### [THE EXERCISE]
Using the material below, print a verbatim copy of every line from the one containing "Generate a web" through the one containing "in a curve.", inclusive, and omit the pictures.

### [DATA EXCERPTS]
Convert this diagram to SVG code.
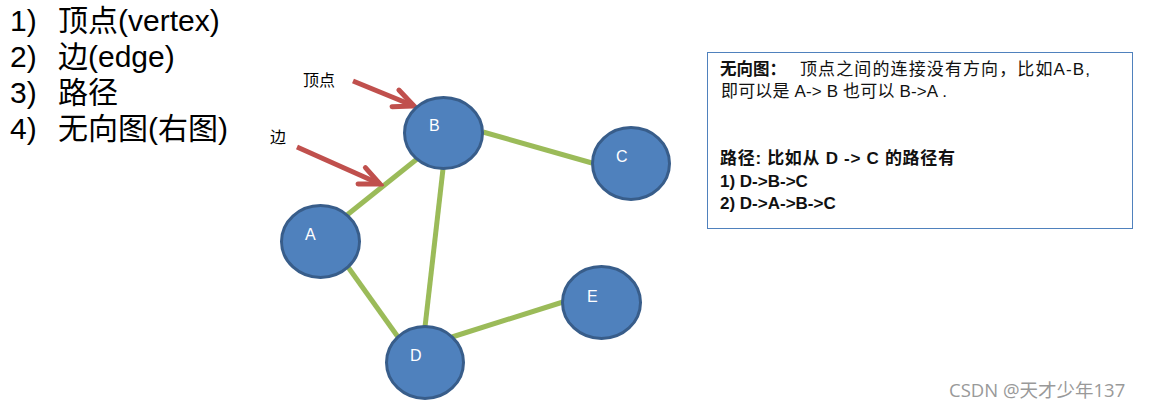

* * *

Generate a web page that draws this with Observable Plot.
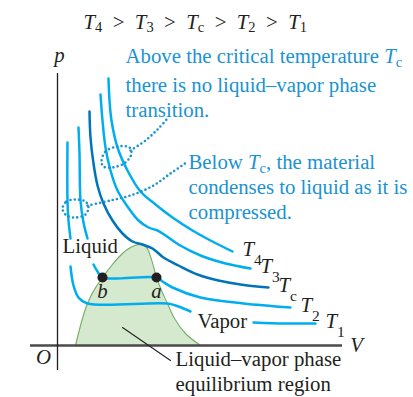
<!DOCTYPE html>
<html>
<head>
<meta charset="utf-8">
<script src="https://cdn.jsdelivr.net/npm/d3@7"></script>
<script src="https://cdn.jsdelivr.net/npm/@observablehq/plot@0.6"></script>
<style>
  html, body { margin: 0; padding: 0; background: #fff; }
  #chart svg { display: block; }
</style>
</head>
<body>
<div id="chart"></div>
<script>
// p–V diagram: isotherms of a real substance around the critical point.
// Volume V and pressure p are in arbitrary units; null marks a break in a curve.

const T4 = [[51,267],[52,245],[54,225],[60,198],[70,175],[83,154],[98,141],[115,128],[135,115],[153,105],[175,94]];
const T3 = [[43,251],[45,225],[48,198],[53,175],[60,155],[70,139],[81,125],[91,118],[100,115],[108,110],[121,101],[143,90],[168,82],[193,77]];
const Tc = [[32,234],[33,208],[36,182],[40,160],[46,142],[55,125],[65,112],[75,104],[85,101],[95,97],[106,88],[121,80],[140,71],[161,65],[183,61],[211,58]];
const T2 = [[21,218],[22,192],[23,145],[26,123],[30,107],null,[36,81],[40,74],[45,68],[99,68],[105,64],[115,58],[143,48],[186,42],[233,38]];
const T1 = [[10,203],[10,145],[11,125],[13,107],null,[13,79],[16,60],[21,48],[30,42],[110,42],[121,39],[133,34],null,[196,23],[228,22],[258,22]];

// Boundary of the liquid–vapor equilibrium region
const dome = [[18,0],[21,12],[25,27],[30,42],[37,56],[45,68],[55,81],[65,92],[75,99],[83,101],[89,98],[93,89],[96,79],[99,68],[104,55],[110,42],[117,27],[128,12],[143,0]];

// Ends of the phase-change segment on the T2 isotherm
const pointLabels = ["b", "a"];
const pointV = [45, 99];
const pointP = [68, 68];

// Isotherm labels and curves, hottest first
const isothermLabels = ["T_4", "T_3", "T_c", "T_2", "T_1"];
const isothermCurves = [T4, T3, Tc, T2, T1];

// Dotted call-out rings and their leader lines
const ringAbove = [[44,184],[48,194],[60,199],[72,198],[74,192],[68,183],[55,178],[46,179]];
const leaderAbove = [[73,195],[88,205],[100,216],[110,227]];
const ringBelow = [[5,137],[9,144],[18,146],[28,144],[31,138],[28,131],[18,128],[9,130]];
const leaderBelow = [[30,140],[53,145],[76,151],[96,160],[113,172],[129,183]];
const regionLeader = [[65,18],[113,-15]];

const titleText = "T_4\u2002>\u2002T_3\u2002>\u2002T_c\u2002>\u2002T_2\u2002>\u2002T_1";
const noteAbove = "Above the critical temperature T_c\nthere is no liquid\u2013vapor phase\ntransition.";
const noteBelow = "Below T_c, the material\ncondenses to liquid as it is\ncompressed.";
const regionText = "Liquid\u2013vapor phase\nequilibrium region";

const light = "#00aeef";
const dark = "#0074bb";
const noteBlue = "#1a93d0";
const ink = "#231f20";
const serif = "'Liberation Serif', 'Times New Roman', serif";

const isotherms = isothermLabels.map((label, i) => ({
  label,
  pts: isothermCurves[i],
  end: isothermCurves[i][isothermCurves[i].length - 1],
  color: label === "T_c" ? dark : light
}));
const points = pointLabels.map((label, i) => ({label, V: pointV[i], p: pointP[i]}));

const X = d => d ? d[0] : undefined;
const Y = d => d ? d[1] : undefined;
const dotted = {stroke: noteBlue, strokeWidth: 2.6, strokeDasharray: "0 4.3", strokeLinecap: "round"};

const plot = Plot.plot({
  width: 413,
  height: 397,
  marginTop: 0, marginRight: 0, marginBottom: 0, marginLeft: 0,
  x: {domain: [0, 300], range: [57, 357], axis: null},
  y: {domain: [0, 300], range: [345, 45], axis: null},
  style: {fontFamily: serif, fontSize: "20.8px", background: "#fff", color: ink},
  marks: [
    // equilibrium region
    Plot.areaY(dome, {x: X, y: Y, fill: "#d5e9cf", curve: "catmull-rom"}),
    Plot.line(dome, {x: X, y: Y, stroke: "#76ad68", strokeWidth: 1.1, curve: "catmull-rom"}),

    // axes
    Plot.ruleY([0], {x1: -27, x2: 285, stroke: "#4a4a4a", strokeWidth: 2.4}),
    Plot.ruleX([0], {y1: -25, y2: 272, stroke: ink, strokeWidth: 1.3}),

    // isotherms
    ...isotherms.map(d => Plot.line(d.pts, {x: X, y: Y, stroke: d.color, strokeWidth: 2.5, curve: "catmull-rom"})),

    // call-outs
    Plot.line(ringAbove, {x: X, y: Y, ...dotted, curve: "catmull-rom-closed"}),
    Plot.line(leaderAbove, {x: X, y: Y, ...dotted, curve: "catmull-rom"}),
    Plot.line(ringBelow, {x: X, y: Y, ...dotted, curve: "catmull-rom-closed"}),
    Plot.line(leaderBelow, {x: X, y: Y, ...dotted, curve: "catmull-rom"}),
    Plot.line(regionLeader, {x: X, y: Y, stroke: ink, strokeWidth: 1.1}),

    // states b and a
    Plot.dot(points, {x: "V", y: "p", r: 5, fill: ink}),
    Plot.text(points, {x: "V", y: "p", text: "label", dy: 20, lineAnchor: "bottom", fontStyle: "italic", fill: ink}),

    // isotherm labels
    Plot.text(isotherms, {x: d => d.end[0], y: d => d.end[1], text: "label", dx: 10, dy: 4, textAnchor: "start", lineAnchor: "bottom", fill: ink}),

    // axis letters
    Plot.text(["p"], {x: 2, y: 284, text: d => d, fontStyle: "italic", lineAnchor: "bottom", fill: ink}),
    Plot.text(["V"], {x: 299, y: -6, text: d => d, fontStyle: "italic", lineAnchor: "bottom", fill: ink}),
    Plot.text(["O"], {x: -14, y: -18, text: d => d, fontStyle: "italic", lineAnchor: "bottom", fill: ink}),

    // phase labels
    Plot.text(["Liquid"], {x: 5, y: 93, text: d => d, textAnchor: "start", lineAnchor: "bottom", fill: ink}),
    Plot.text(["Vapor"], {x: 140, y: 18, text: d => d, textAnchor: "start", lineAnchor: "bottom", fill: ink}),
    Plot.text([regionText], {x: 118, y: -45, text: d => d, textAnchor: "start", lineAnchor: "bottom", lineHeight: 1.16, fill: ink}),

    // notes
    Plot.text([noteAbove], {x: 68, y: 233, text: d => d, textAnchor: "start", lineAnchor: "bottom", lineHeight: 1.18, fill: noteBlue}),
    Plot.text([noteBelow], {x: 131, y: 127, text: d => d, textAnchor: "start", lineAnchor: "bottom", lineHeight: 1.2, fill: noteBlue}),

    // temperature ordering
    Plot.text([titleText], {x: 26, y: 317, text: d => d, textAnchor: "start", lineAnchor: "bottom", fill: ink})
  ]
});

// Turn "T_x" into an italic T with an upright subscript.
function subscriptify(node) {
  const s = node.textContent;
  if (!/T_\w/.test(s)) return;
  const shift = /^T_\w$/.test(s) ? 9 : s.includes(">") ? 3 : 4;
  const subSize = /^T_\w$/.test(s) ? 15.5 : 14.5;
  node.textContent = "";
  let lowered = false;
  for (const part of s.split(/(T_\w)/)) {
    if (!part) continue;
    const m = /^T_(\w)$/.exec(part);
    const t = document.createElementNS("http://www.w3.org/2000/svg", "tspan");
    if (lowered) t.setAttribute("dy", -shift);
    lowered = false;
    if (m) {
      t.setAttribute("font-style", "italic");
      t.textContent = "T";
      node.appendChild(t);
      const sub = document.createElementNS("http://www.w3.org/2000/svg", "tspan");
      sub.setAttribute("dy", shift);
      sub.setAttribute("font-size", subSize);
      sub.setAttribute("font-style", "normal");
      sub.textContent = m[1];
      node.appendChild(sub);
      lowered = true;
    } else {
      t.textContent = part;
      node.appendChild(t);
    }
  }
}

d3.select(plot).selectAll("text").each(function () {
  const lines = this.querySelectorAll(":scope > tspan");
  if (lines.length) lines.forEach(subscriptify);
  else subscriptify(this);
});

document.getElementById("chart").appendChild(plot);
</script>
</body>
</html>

### [SOLUTION]
Generate a web page that draws this with Observable Plot.
<!DOCTYPE html>
<html>
<head>
<meta charset="utf-8">
<script src="https://cdn.jsdelivr.net/npm/d3@7"></script>
<script src="https://cdn.jsdelivr.net/npm/@observablehq/plot@0.6"></script>
<style>
  html, body { margin: 0; padding: 0; background: #fff; }
  #chart svg { display: block; }
</style>
</head>
<body>
<div id="chart"></div>
<script>
// p–V diagram: isotherms of a real substance around the critical point.
// Volume V and pressure p are in arbitrary units; null marks a break in a curve.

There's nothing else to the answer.